◆ What to do ◆
Make an exact copy of all the material below, apart from the pictures.

Information shown start

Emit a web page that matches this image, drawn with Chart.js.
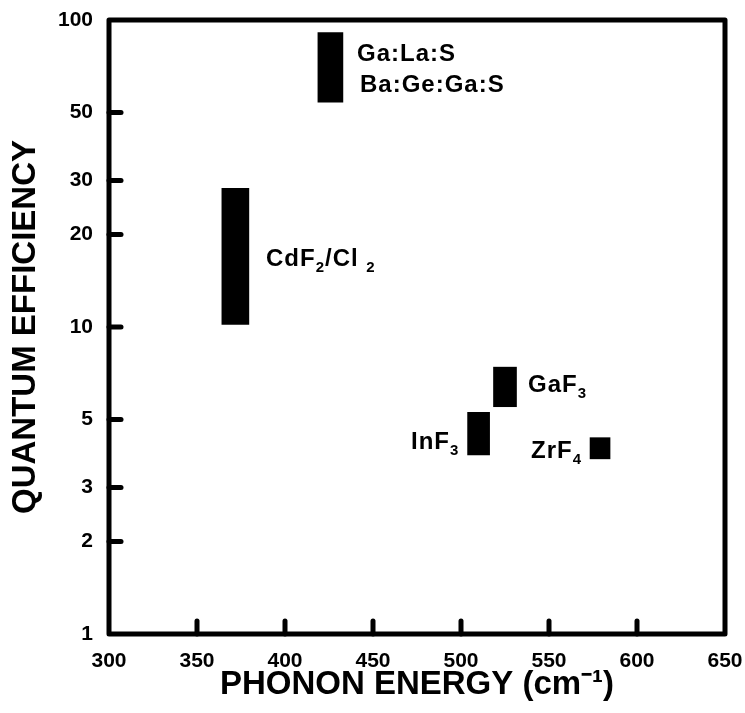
<!DOCTYPE html>
<html>
<head>
<meta charset="utf-8">
<script src="https://cdn.jsdelivr.net/npm/chart.js@4/dist/chart.umd.min.js"></script>
<style>
  html, body { margin: 0; padding: 0; background: #fff; }
  #wrap { width: 745px; height: 713px; }
</style>
</head>
<body>
<div id="wrap"><canvas id="c" width="745" height="713"></canvas></div>
<script>
// ---- data ----
const materials   = ['Ga:La:S / Ba:Ge:Ga:S', 'CdF2/Cl2', 'GaF3', 'InF3', 'ZrF4'];
const phononEnergy = [425.8, 371.8, 525, 510, 579];      // cm-1 (bar centre)
const qeLow        = [54, 10.2, 5.5, 3.83, 3.72];        // quantum efficiency, lower end
const qeHigh       = [91, 28.3, 7.4, 5.27, 4.36];        // quantum efficiency, upper end
const barWidthsPx  = [25, 27, 23, 22, 20];               // style: bar thickness

const xTickValues = [300, 350, 400, 450, 500, 550, 600, 650];
const yTickValues = [1, 2, 3, 5, 10, 20, 30, 50, 100];
const xInnerTicks = [350, 400, 450, 500, 550, 600];
const yInnerTicks = [2, 3, 5, 10, 20, 30, 50];

// annotation labels ("_d" = subscript digit), anchored in data coordinates
const labelTexts = ['Ga:La:S', 'Ba:Ge:Ga:S', 'CdF_2/Cl _2', 'GaF_3', 'InF_3', 'ZrF_4'];
const labelX     = [440.9, 442.6, 389.2, 538.1, 471.6, 539.8];
const labelY     = [78.4, 62.1, 16.9, 6.57, 4.28, 4.0];

const FONT = '"Liberation Sans", Arial, Helvetica, sans-serif';

const datasets = materials.map((m, i) => ({
  label: m,
  data: [{ x: phononEnergy[i], y: [qeLow[i], qeHigh[i]] }],
  backgroundColor: '#000',
  borderWidth: 0,
  barThickness: barWidthsPx[i],
  grouped: false
}));

function parseLabel(t) {
  const parts = [];
  let buf = '';
  for (let i = 0; i < t.length; i++) {
    if (t[i] === '_' && i + 1 < t.length) {
      if (buf) parts.push({ s: buf, sub: false });
      buf = '';
      parts.push({ s: t[i + 1], sub: true });
      i++;
    } else buf += t[i];
  }
  if (buf) parts.push({ s: buf, sub: false });
  return parts;
}

const decor = {
  id: 'decor',
  afterDatasetsDraw(chart) {
    const ctx = chart.ctx;
    const xs = chart.scales.x, ys = chart.scales.y;
    const a = chart.chartArea;
    ctx.save();
    // inner ticks
    ctx.strokeStyle = '#000';
    ctx.lineWidth = 5;
    ctx.lineCap = 'round';
    yInnerTicks.forEach(v => {
      const py = ys.getPixelForValue(v);
      ctx.beginPath(); ctx.moveTo(a.left, py); ctx.lineTo(a.left + 12, py); ctx.stroke();
    });
    xInnerTicks.forEach(v => {
      const px = xs.getPixelForValue(v);
      ctx.beginPath(); ctx.moveTo(px, a.bottom); ctx.lineTo(px, a.bottom - 13); ctx.stroke();
    });
    // frame
    ctx.lineCap = 'butt';
    ctx.lineJoin = 'round';
    ctx.lineWidth = 5;
    ctx.strokeRect(a.left, a.top, a.right - a.left, a.bottom - a.top);
    // labels
    ctx.fillStyle = '#000';
    ctx.textBaseline = 'alphabetic';
    ctx.textAlign = 'left';
    const size = 24, subSize = 15;
    labelTexts.forEach((t, i) => {
      let px = xs.getPixelForValue(labelX[i]);
      const py = ys.getPixelForValue(labelY[i]) + size * 0.36;
      parseLabel(t).forEach(p => {
        ctx.letterSpacing = '1px';
        if (p.sub) {
          ctx.font = 'bold ' + subSize + 'px ' + FONT;
          ctx.fillText(p.s, px, py + 6);
        } else {
          ctx.font = 'bold ' + size + 'px ' + FONT;
          ctx.fillText(p.s, px, py);
        }
        px += ctx.measureText(p.s).width;
      });
    });
    ctx.restore();
  }
};

new Chart(document.getElementById('c'), {
  type: 'bar',
  data: { datasets },
  plugins: [decor],
  options: {
    responsive: false,
    animation: false,
    devicePixelRatio: 1,
    layout: { padding: { top: 20, right: 20, bottom: 0, left: 0 } },
    plugins: { legend: { display: false }, tooltip: { enabled: false } },
    scales: {
      x: {
        type: 'linear',
        min: 300, max: 650,
        offset: false,
        grid: { display: false, drawTicks: false, tickLength: 0, offset: false },
        border: { display: false },
        afterBuildTicks: s => { s.ticks = xTickValues.map(v => ({ value: v })); },
        afterFit: s => { s.height = 79; s.paddingLeft = 0; s.paddingRight = 0; },
        ticks: {
          color: '#000', padding: 15, maxRotation: 0, autoSkip: false,
          font: { family: FONT, size: 21, weight: 'bold' },
          callback: v => String(v)
        },
        title: {
          display: true, text: 'PHONON ENERGY (cm\u207B\u00B9)', color: '#000',
          font: { family: FONT, size: 33, weight: 'bold' },
          padding: { top: 0, bottom: 8 }
        }
      },
      y: {
        type: 'logarithmic',
        min: 1, max: 100,
        grid: { display: false, drawTicks: false, tickLength: 0 },
        border: { display: false },
        afterBuildTicks: s => { s.ticks = yTickValues.map(v => ({ value: v })); },
        afterFit: s => { s.width = 109; s.paddingTop = 0; s.paddingBottom = 0; },
        ticks: {
          color: '#000', padding: 16, autoSkip: false,
          font: { family: FONT, size: 21, weight: 'bold' },
          callback: v => String(v)
        },
        title: {
          display: true, text: 'QUANTUM EFFICIENCY', color: '#000',
          font: { family: FONT, size: 33, weight: 'bold' },
          padding: { top: 6, bottom: 0 }
        }
      }
    }
  }
});
</script>
</body>
</html>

Information shown end

◆ Finished exercise ◆
Emit a web page that matches this image, drawn with Chart.js.
<!DOCTYPE html>
<html>
<head>
<meta charset="utf-8">
<script src="https://cdn.jsdelivr.net/npm/chart.js@4/dist/chart.umd.min.js"></script>
<style>
  html, body { margin: 0; padding: 0; background: #fff; }
  #wrap { width: 745px; height: 713px; }
</style>
</head>
<body>
<div id="wrap"><canvas id="c" width="745" height="713"></canvas></div>
<script>
// ---- data ----
const materials   = ['Ga:La:S / Ba:Ge:Ga:S', 'CdF2/Cl2', 'GaF3', 'InF3', 'ZrF4'];
const phononEnergy = [425.8, 371.8, 525, 510, 579];      // cm-1 (bar centre)
const qeLow        = [54, 10.2, 5.5, 3.83, 3.72];        // quantum efficiency, lower end
const qeHigh       = [91, 28.3, 7.4, 5.27, 4.36];        // quantum efficiency, upper end
const barWidthsPx  = [25, 27, 23, 22, 20];               // style: bar thickness

const xTickValues = [300, 350, 400, 450, 500, 550, 600, 650];
const yTickValues = [1, 2, 3, 5, 10, 20, 30, 50, 100];
const xInnerTicks = [350, 400, 450, 500, 550, 600];
const yInnerTicks = [2, 3, 5, 10, 20, 30, 50];

// annotation labels ("_d" = subscript digit), anchored in data coordinates
const labelTexts = ['Ga:La:S', 'Ba:Ge:Ga:S', 'CdF_2/Cl _2', 'GaF_3', 'InF_3', 'ZrF_4'];
const labelX     = [440.9, 442.6, 389.2, 538.1, 471.6, 539.8];
const labelY     = [78.4, 62.1, 16.9, 6.57, 4.28, 4.0];

const FONT = '"Liberation Sans", Arial, Helvetica, sans-serif';

const datasets = materials.map((m, i) => ({
  label: m,
  data: [{ x: phononEnergy[i], y: [qeLow[i], qeHigh[i]] }],
  backgroundColor: '#000',
  borderWidth: 0,
  barThickness: barWidthsPx[i],
  grouped: false
}));

function parseLabel(t) {
  const parts = [];
  let buf = '';
  for (let i = 0; i < t.length; i++) {
    if (t[i] === '_' && i + 1 < t.length) {
      if (buf) parts.push({ s: buf, sub: false });
      buf = '';
      parts.push({ s: t[i + 1], sub: true });
      i++;
    } else buf += t[i];
  }
  if (buf) parts.push({ s: buf, sub: false });
  return parts;
}

const decor = {
  id: 'decor',
  afterDatasetsDraw(chart) {
    const ctx = chart.ctx;
    const xs = chart.scales.x, ys = chart.scales.y;
    const a = chart.chartArea;
    ctx.save();
    // inner ticks
    ctx.strokeStyle = '#000';
    ctx.lineWidth = 5;
    ctx.lineCap = 'round';
    yInnerTicks.forEach(v => {
      const py = ys.getPixelForValue(v);
      ctx.beginPath(); ctx.moveTo(a.left, py); ctx.lineTo(a.left + 12, py); ctx.stroke();
    });
    xInnerTicks.forEach(v => {
      const px = xs.getPixelForValue(v);
      ctx.beginPath(); ctx.moveTo(px, a.bottom); ctx.lineTo(px, a.bottom - 13); ctx.stroke();
    });
    // frame
    ctx.lineCap = 'butt';
    ctx.lineJoin = 'round';
    ctx.lineWidth = 5;
    ctx.strokeRect(a.left, a.top, a.right - a.left, a.bottom - a.top);
    // labels
    ctx.fillStyle = '#000';
    ctx.textBaseline = 'alphabetic';
    ctx.textAlign = 'left';
    const size = 24, subSize = 15;
    labelTexts.forEach((t, i) => {
      let px = xs.getPixelForValue(labelX[i]);
      const py = ys.getPixelForValue(labelY[i]) + size * 0.36;
      parseLabel(t).forEach(p => {
        ctx.letterSpacing = '1px';
        if (p.sub) {
          ctx.font = 'bold ' + subSize + 'px ' + FONT;
          ctx.fillText(p.s, px, py + 6);
        } else {
          ctx.font = 'bold ' + size + 'px ' + FONT;
          ctx.fillText(p.s, px, py);
        }
        px += ctx.measureText(p.s).width;
      });
    });
    ctx.restore();
  }
};

new Chart(document.getElementById('c'), {
  type: 'bar',
  data: { datasets },
  plugins: [decor],
  options: {
    responsive: false,
    animation: false,
    devicePixelRatio: 1,
    layout: { padding: { top: 20, right: 20, bottom: 0, left: 0 } },
    plugins: { legend: { display: false }, tooltip: { enabled: false } },
    scales: {
      x: {
        type: 'linear',
        min: 300, max: 650,
        offset: false,
        grid: { display: false, drawTicks: false, tickLength: 0, offset: false },
        border: { display: false },
        afterBuildTicks: s => { s.ticks = xTickValues.map(v => ({ value: v })); },
        afterFit: s => { s.height = 79; s.paddingLeft = 0; s.paddingRight = 0; },
        ticks: {
          color: '#000', padding: 15, maxRotation: 0, autoSkip: false,
          font: { family: FONT, size: 21, weight: 'bold' },
          callback: v => String(v)
        },
        title: {
          display: true, text: 'PHONON ENERGY (cm\u207B\u00B9)', color: '#000',
          font: { family: FONT, size: 33, weight: 'bold' },
          padding: { top: 0, bottom: 8 }
        }
      },
      y: {
        type: 'logarithmic',
        min: 1, max: 100,
        grid: { display: false, drawTicks: false, tickLength: 0 },
        border: { display: false },
        afterBuildTicks: s => { s.ticks = yTickValues.map(v => ({ value: v })); },
        afterFit: s => { s.width = 109; s.paddingTop = 0; s.paddingBottom = 0; },
        ticks: {
          color: '#000', padding: 16, autoSkip: false,
          font: { family: FONT, size: 21, weight: 'bold' },
          callback: v => String(v)
        },
        title: {
          display: true, text: 'QUANTUM EFFICIENCY', color: '#000',
          font: { family: FONT, size: 33, weight: 'bold' },
          padding: { top: 6, bottom: 0 }
        }
      }
    }
  }
});
</script>
</body>
</html>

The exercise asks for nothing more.